The automakers have been feeding off the Dutch-plug-in hybrid boom recently, but the government will close the gap starting with 2016 as the tax deal for company car drivers will be reduced.
Across the world, sales of green vehicles – such as hybrids, plug-in hybrids and electrics – have been going down or rising tremendously slow, because of pricing, recharging network concerns and beginning with the second half of last year, due to the massive plunge in gasoline prices in some regions. There are strongholds though, such as Norway for electric autos and the Netherlands for the plug-in hybrids – both attributable to subsidies and tax breaks coming from the governments.

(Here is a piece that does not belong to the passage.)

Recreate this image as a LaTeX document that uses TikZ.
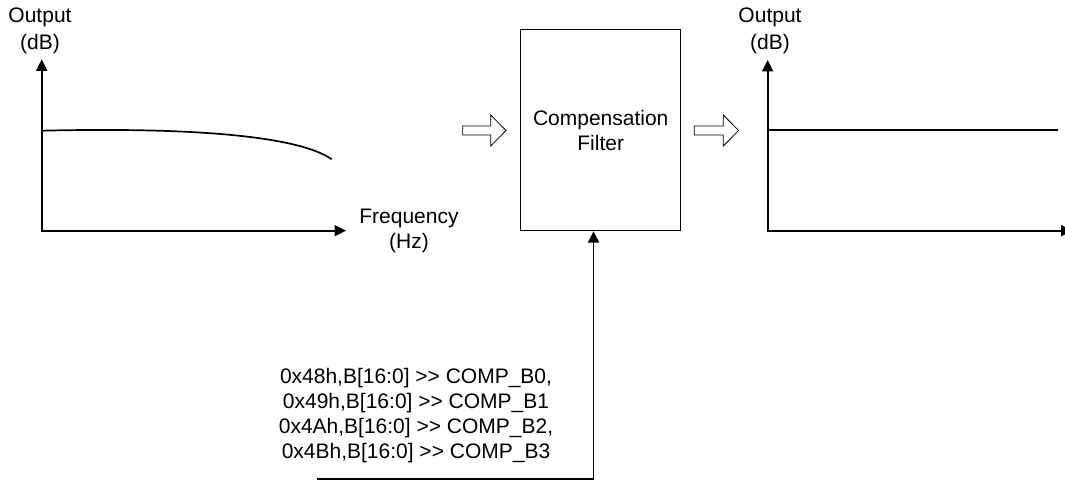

The Dutch tax break on company cars has actually turned the country into the largest market for plug-in hybrids across Europe – 12,237 autos with the technology were delivered in 2014, according to figures coming from market research firm JATO Dynamics. Automakers have been hard at work delivering new models with plug-in hybrid capability to tap the market demand but now fret the government tax inventive reduction will soon curb sales of such models.
Thanks to the Dutch government incentives, company car drivers have to pay less of the car’s value when the benefits are calculated into the driver’s own tax report. The average plug-in hybrid yields a tax of just 7 percent if its CO2 emissions are below 50 grams per kilometer and 14 percent if they are below 82 g/km – while the average internal combustion engine car will have a tax of 25 percent.